Certainly the Irish mobile market could do with a heavy dose of competition. The two main players, Vodafone and O2, together control around 90 percent of the market. Meteor had been making more of an impact of late to the point where it now controls around 10 per cent of the market, serving around 410,000 customers.

But despite Meteor's increasing customer numbers it is still positioned at the wrong end of the market, with a strong dependence on pre-paid customers. The post-paid market, where Vodafone and O2 dominate, is the more valuable segment and Eircom will need to make that evolution quickly with Meteor if it is re-coup some of its €420 million.

Eircom is adopting a bullish attitude saying it expects to double Meteor's current market share within the next three to four years. Anthony O'Reilly, chairman of Eircom, is confident that the acquisition will "transform the growth prospects for Eircom," while also promising to remain the low-cost operator of the market.

The acquisition puts Eircom in a unique position, making it the only company offering fixed-line, broadband and mobile services to Irish consumers.
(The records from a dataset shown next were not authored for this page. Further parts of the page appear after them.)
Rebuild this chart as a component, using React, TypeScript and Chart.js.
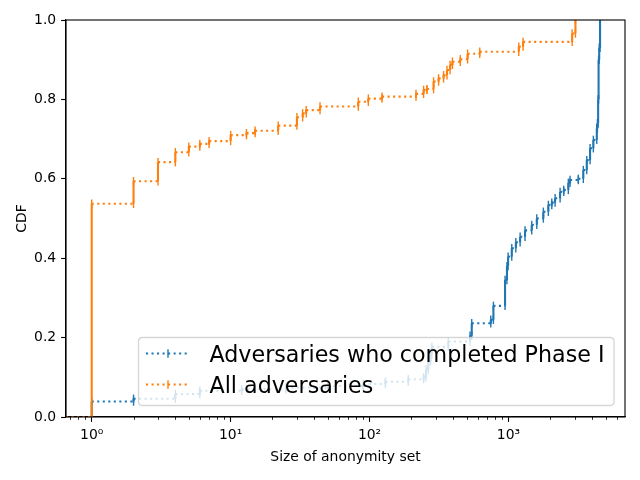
import React, { useEffect, useRef } from 'react';
import { Chart, registerables } from 'chart.js';

Chart.register(...registerables);

// ---- axis settings ----
const X_MIN = 0.653;
const X_MAX = 6900;
const X_TICKS = [1, 10, 100, 1000];
const X_TICK_LABELS = ['10⁰', '10¹', '10²', '10³'];
const Y_TICKS = [0, 0.2, 0.4, 0.6, 0.8, 1.0];
const Y_TICK_LABELS = ['0.0', '0.2', '0.4', '0.6', '0.8', '1.0'];
const X_TITLE = 'Size of anonymity set';
const Y_TITLE = 'CDF';

// ---- series: size of anonymity set -> CDF level after the step ----
const PHASE1_LABEL = 'Adversaries who completed Phase I';
const PHASE1_SIZES = [0, 1, 2, 4, 6, 12, 25, 50, 90, 130, 190, 245, 255, 265, 275, 281, 369, 529, 544, 746, 779, 945, 975, 994, 1056, 1130, 1213, 1316, 1471, 1599, 1783, 1937, 2050, 2166, 2353, 2500, 2698, 2775, 3184, 3458, 3661, 3867, 4084, 4323, 4367, 4420, 4454, 4500, 4564];
const PHASE1_CDF = [0, 0.039, 0.046, 0.058, 0.066, 0.070, 0.074, 0.078, 0.083, 0.089, 0.095, 0.100, 0.120, 0.140, 0.160, 0.177, 0.190, 0.205, 0.236, 0.245, 0.280, 0.345, 0.380, 0.404, 0.425, 0.440, 0.454, 0.470, 0.484, 0.500, 0.517, 0.534, 0.540, 0.551, 0.567, 0.572, 0.590, 0.597, 0.600, 0.622, 0.647, 0.677, 0.698, 0.727, 0.740, 0.800, 0.900, 0.930, 1.0];

const ALL_LABEL = 'All adversaries';
const ALL_SIZES = [0, 1, 2, 3, 4, 5, 6, 7, 10, 13, 15, 22, 30, 33, 35, 44, 83, 98, 123, 216, 245, 259, 289, 314, 341, 361, 380, 395, 450, 508, 621, 1186, 1274, 2874, 3035];
const ALL_CDF = [0, 0.537, 0.594, 0.642, 0.667, 0.681, 0.688, 0.695, 0.710, 0.715, 0.721, 0.734, 0.755, 0.765, 0.773, 0.782, 0.794, 0.802, 0.807, 0.814, 0.824, 0.826, 0.845, 0.853, 0.861, 0.874, 0.887, 0.895, 0.901, 0.915, 0.920, 0.933, 0.945, 0.966, 1.0];

const BLUE = '#1f77b4';
const ORANGE = '#ff7f0e';
const FONT = 'DejaVu Sans';
const DOT = [2.08, 3.44];

function buildSteps(sizes: number[], cdf: number[]) {
  const pts: { x: number; y: number }[] = [];
  sizes.forEach((s, i) => {
    const x = s <= 0 ? X_MIN : s;
    if (i === 0) pts.push({ x, y: cdf[0] });
    else {
      pts.push({ x, y: cdf[i - 1] });
      pts.push({ x, y: cdf[i] });
    }
  });
  return pts;
}

const decorPlugin = {
  id: 'decor',
  afterDatasetsDraw(chart: any) {
    const { ctx, chartArea: a, scales } = chart;
    const xs = scales.x;
    ctx.save();
    // minor ticks on log axis
    ctx.strokeStyle = '#000';
    ctx.lineWidth = 0.83;
    for (let k = -1; k <= 3; k++) {
      for (let m = 2; m <= 9; m++) {
        const v = m * Math.pow(10, k);
        if (v < xs.min || v > xs.max) continue;
        const px = Math.round(xs.getPixelForValue(v)) + 0.5;
        ctx.beginPath();
        ctx.moveTo(px, a.bottom);
        ctx.lineTo(px, a.bottom + 2.8);
        ctx.stroke();
      }
    }
    // frame
    ctx.lineWidth = 1.1;
    ctx.strokeRect(a.left, a.top, a.right - a.left, a.bottom - a.top);

    // legend box
    const bx = 138.5, by = 337.5, bw = 475.5, bh = 68, r = 4;
    ctx.beginPath();
    ctx.moveTo(bx + r, by);
    ctx.lineTo(bx + bw - r, by);
    ctx.quadraticCurveTo(bx + bw, by, bx + bw, by + r);
    ctx.lineTo(bx + bw, by + bh - r);
    ctx.quadraticCurveTo(bx + bw, by + bh, bx + bw - r, by + bh);
    ctx.lineTo(bx + r, by + bh);
    ctx.quadraticCurveTo(bx, by + bh, bx, by + bh - r);
    ctx.lineTo(bx, by + r);
    ctx.quadraticCurveTo(bx, by, bx + r, by);
    ctx.closePath();
    ctx.fillStyle = 'rgba(255,255,255,0.8)';
    ctx.fill();
    ctx.strokeStyle = 'rgba(204,204,204,0.8)';
    ctx.lineWidth = 1.3;
    ctx.stroke();

    const entries = [
      { label: PHASE1_LABEL, color: BLUE, y: 353.5 },
      { label: ALL_LABEL, color: ORANGE, y: 384.5 },
    ];
    entries.forEach((e) => {
      ctx.strokeStyle = e.color;
      ctx.lineWidth = 2.08;
      ctx.setLineDash(DOT);
      ctx.beginPath();
      ctx.moveTo(146, e.y);
      ctx.lineTo(190, e.y);
      ctx.stroke();
      ctx.setLineDash([]);
      ctx.lineWidth = 1.4;
      ctx.beginPath();
      ctx.moveTo(168, e.y - 4.2);
      ctx.lineTo(168, e.y + 4.2);
      ctx.stroke();
      ctx.fillStyle = '#000';
      ctx.font = `22.2px "${FONT}"`;
      ctx.textBaseline = 'alphabetic';
      ctx.textAlign = 'left';
      ctx.fillText(e.label, 209.5, e.y + 8.8);
    });
    ctx.restore();
  },
};

function makeDataset(label: string, sizes: number[], cdf: number[], color: string, order: number) {
  return {
    label,
    data: buildSteps(sizes, cdf),
    showLine: true,
    borderColor: color,
    backgroundColor: color,
    borderWidth: 2.08,
    order,
    pointStyle: 'line',
    rotation: 90,
    pointRadius: (c: any) => (c.dataIndex === 0 ? 0 : 4.2),
    pointBorderWidth: 1.4,
    pointBorderColor: color,
    pointHoverRadius: 0,
    segment: {
      borderDash: (c: any) => (Math.abs(c.p0.x - c.p1.x) < 0.01 ? [] : DOT),
    },
  };
}

export default function App() {
  const ref = useRef<HTMLCanvasElement>(null);
  useEffect(() => {
    if (!ref.current) return;
    const tickFont = { family: FONT, size: 13.9 };
    const chart = new Chart(ref.current, {
      type: 'scatter',
      data: {
        datasets: [
          makeDataset(PHASE1_LABEL, PHASE1_SIZES, PHASE1_CDF, BLUE, 1) as any,
          makeDataset(ALL_LABEL, ALL_SIZES, ALL_CDF, ORANGE, 0) as any,
        ],
      },
      options: {
        responsive: false,
        animation: false,
        events: [],
        layout: { padding: { top: 20, right: 15, left: 0, bottom: 0 } },
        plugins: { legend: { display: false }, tooltip: { enabled: false } },
        scales: {
          x: {
            type: 'logarithmic',
            min: X_MIN,
            max: X_MAX,
            afterBuildTicks: (s: any) => {
              s.ticks = X_TICKS.map((v) => ({ value: v }));
            },
            afterFit: (s: any) => {
              s.height = 63;
            },
            ticks: {
              autoSkip: false,
              maxRotation: 0,
              color: '#000',
              font: tickFont,
              padding: 4.9,
              callback: (v: any) => {
                const i = X_TICKS.indexOf(Number(v));
                return i >= 0 ? X_TICK_LABELS[i] : '';
              },
            },
            grid: { drawOnChartArea: false, drawTicks: true, tickLength: 4.9, color: '#000', tickWidth: 1.1 },
            border: { display: true, color: '#000', width: 1.1 },
            title: { display: true, text: X_TITLE, color: '#000', font: tickFont, padding: { top: 0, bottom: 14.7 } },
          },
          y: {
            type: 'linear',
            min: 0,
            max: 1,
            afterBuildTicks: (s: any) => {
              s.ticks = Y_TICKS.map((v) => ({ value: v }));
            },
            afterFit: (s: any) => {
              s.width = 66;
            },
            ticks: {
              color: '#000',
              font: tickFont,
              padding: 4.9,
              callback: (v: any) => {
                const i = Y_TICKS.findIndex((t) => Math.abs(t - Number(v)) < 1e-9);
                return i >= 0 ? Y_TICK_LABELS[i] : '';
              },
            },
            grid: { drawOnChartArea: false, drawTicks: true, tickLength: 4.9, color: '#000', tickWidth: 1.1 },
            border: { display: true, color: '#000', width: 1.1 },
            title: { display: true, text: Y_TITLE, color: '#000', font: tickFont, padding: { top: 14, bottom: 0 } },
          },
        },
      },
      plugins: [decorPlugin],
    });
    return () => chart.destroy();
  }, []);
  return (
    <div style={{ position: 'fixed', left: 0, top: 0, width: 640, height: 480, background: '#fff' }}>
      <canvas ref={ref} width={640} height={480} style={{ display: 'block' }} />
    </div>
  );
}
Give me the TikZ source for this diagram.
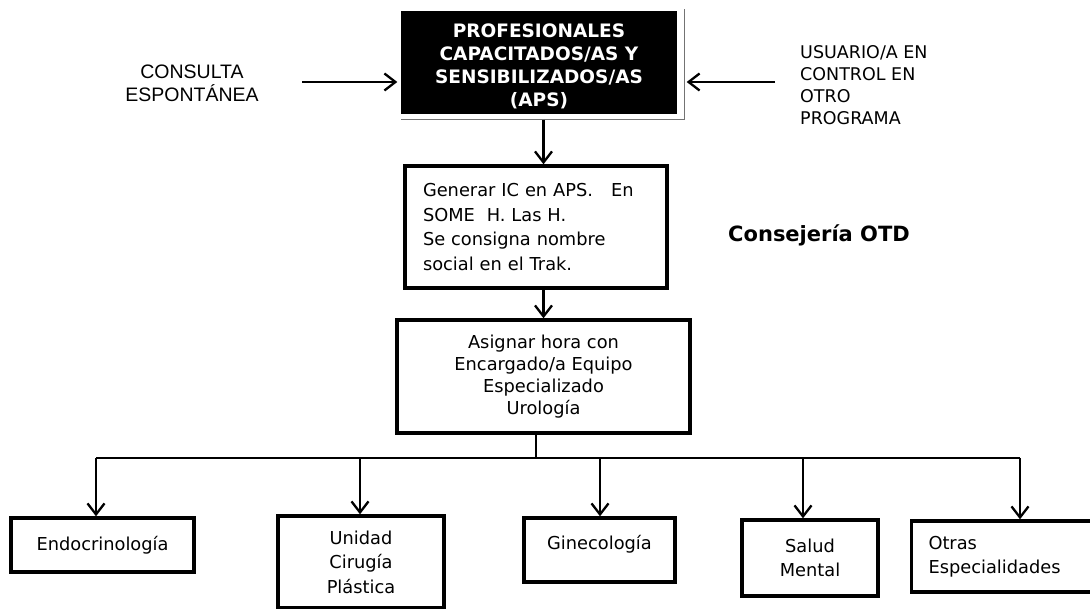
\documentclass[tikz,border=0pt]{standalone}
\usepackage{fontspec}
\setmainfont{DejaVu Sans}
\newfontfamily\arialfont{Liberation Sans}
\usetikzlibrary{arrows.meta,positioning}

\begin{document}
\begin{tikzpicture}[x=1pt, y=-1pt,
  box/.style={draw, line width=3.4pt, inner sep=0pt, align=center,
    font=\fontsize{17.8}{24.5}\selectfont},
  arr/.style={line width=2.3pt, -{Straight Barb[length=11pt,width=17pt,line width=2.3pt]}},
  link/.style={line width=2.3pt}]
  \useasboundingbox (0,0) rectangle (1090,609);

  % top box (APS) with its thin frame
  \node[box, fill=black, text=white, minimum width=272pt, minimum height=99pt,
    font=\bfseries\fontsize{18.5}{23}\selectfont] (aps) at (539,62.5)
    {\rule{0pt}{22pt}PROFESIONALES\\CAPACITADOS/AS Y\\SENSIBILIZADOS/AS\\(APS)};
  \draw[black!55, line width=1.2pt] ([yshift=-6pt]aps.south west) -| ([xshift=8pt,yshift=2pt]aps.north east);

  % entries from the sides
  \node[font=\arialfont\fontsize{19.5}{23}\selectfont, align=center] (consulta) at (192,83)
    {CONSULTA\\ESPONTÁNEA};
  \node[anchor=west, inner sep=0pt, align=left, font=\fontsize{17.5}{22}\selectfont] (usuario) at (800,85)
    {USUARIO/A EN\\CONTROL EN\\OTRO\\PROGRAMA};
  \coordinate (inL) at (302,82);
  \coordinate (inR) at (775,82);
  \draw[arr] (inL) -- ([xshift=-4pt]aps.west |- inL);
  \draw[arr] (inR) -- ([xshift=10pt]aps.east |- inR);

  % middle column
  \node[box, text width=226pt, align=left, inner xsep=18pt, minimum height=122pt] (ic) at (536,227)
    {Generar IC en APS.\hspace{18pt}En\\SOME\ \ H. Las H.\\Se consigna nombre\\social en el Trak.};
  \node[box, minimum width=293pt, minimum height=113pt, font=\fontsize{17.8}{22}\selectfont] (asig) at (543.5,376.5)
    {Asignar hora con\\Encargado/a Equipo\\Especializado\\Urología};
  \node[anchor=west, inner sep=0pt, font=\bfseries\fontsize{21}{25}\selectfont] (otd) at (728,235)
    {Consejería OTD};

  \draw[arr] ([yshift=-6pt]aps.south -| asig.north) -- (ic.north -| asig.north);
  \draw[arr] (ic.south -| asig.north) -- (asig.north);

  % specialities
  \node[box, minimum width=183pt, minimum height=54pt] (endo) at (102.5,545) {Endocrinología};
  \node[box, minimum width=166pt, minimum height=92pt] (unidad) at (361,562) {Unidad\\Cirugía\\Plástica};
  \node[box, minimum width=151pt, minimum height=64pt, text depth=16pt] (gine) at (599.5,550) {Ginecología};
  \node[box, minimum width=136pt, minimum height=76pt] (salud) at (810,558) {Salud\\Mental};
  \node[box, text width=151pt, align=left, inner xsep=17pt, minimum height=71pt] (otras) at (1004,556.5)
    {Otras\\Especialidades};

  % distribution line
  \coordinate (bus) at (536,458);
  \draw[link] (asig.south -| bus) -- (bus);
  \foreach \n/\x in {endo/96, unidad/360, gine/600, salud/803, otras/1020}
    \coordinate (b-\n) at (\x,458);
  \draw[link] (b-endo) -- (b-otras);
  \foreach \n in {endo, unidad, gine, salud, otras}
    \draw[arr] (b-\n) -- (b-\n |- \n.north);
\end{tikzpicture}
\end{document}
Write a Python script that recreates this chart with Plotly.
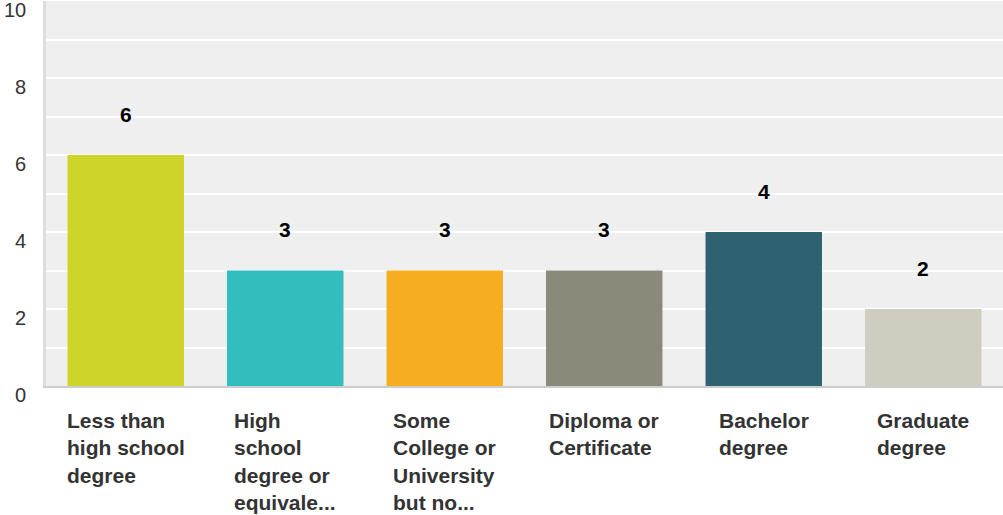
import plotly.graph_objects as go

# survey answers: highest level of education
categories = [
    "Less than high school degree",
    "High school degree or equivalent",
    "Some College or University but no degree",
    "Diploma or Certificate",
    "Bachelor degree",
    "Graduate degree",
]
# wrapped / truncated labels as shown under the bars
labels = [
    "Less than<br>high school<br>degree",
    "High<br>school<br>degree or<br>equivale...",
    "Some<br>College or<br>University<br>but no...",
    "Diploma or<br>Certificate",
    "Bachelor<br>degree",
    "Graduate<br>degree",
]
counts = [6, 3, 3, 3, 4, 2]
colors = ["#cfd42a", "#33bdbf", "#f6ae20", "#8a8a7a", "#2e6270", "#cfcdbf"]
y_ticks = [0, 2, 4, 6, 8, 10]

fig = go.Figure()
fig.add_trace(
    go.Bar(
        x=categories,
        y=counts,
        marker=dict(color=colors, line_width=0),
        hoverinfo="x+y",
    )
)

# value labels above bars
for cat, val in zip(categories, counts):
    fig.add_annotation(
        x=cat, y=val, text="<b>%d</b>" % val, showarrow=False,
        yanchor="middle", yshift=41,
        font=dict(family="Liberation Sans, Arial", size=21, color="#000000"),
    )

# category labels, block centred under bar, lines left aligned
for cat, lab in zip(categories, labels):
    fig.add_annotation(
        x=cat, y=0, text="<b>%s</b>" % lab, showarrow=False,
        xanchor="center", yanchor="top", align="left", yshift=-21,
        font=dict(family="Liberation Sans, Arial", size=21, color="#333333"),
    )

# y tick labels sit a bit below their gridlines
for t in y_ticks:
    fig.add_annotation(
        xref="paper", x=0, y=t, text=str(t), showarrow=False,
        xanchor="right", yanchor="middle", xshift=-18, yshift=-9,
        font=dict(family="Liberation Sans, Arial", size=20, color="#333333"),
    )

fig.update_xaxes(
    showticklabels=False, showgrid=False, zeroline=False,
    showline=True, linecolor="#cccccc", linewidth=2,
)
fig.update_yaxes(
    range=[0, 10], tickvals=list(range(11)), showticklabels=False,
    showgrid=True, gridcolor="#ffffff", gridwidth=2, zeroline=False,
    showline=True, linecolor="#dddddd", linewidth=3,
)
fig.update_layout(
    width=1003, height=515,
    margin=dict(l=46, r=0, t=1, b=129, autoexpand=False),
    plot_bgcolor="#efefef", paper_bgcolor="#ffffff",
    bargap=0.27, showlegend=False,
)

# drop the browser's default body margin so the figure sits at 0,0
fig.write_html(
    "out.html",
    config={"displayModeBar": False},
    post_script="document.body.style.margin='0';",
)
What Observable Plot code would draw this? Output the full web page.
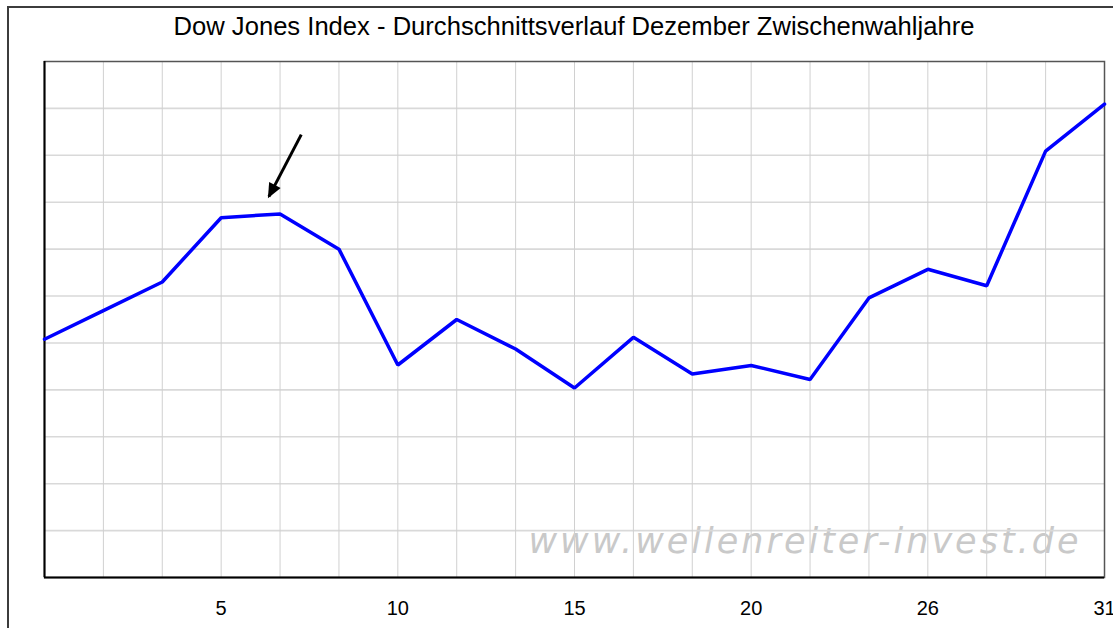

"The acquisition of Meteor gives Eircom a winning combination of broadband and mobile. This has been our goal since returning to the market last year," said Dr. Philip Nolan, CEO of Eircom. "We look forward now to providing our unrivalled base of 1.4 million customers with our newly acquired mobile capability, as the only company which can offer Irish consumers the full range of services - voice and data, over landline and mobile."

The acquisition, which is conditional on shareholder approval, will be funded by a rights issue at a minimum subscriber price of €1.10 per share. The Employee Share Ownership Trust (ESOT) which holds 20.9 per cent of Eircom's shares, says it will vote in favour of the acquisition and the rights issue; it intends to take up its rights in full.

Eircom left the mobile business in 2001 when it sold its subsidiary Eircell to Vodafone for IR£3.3bn. Eircom's non-compete agreement with Vodafone ran out last summer.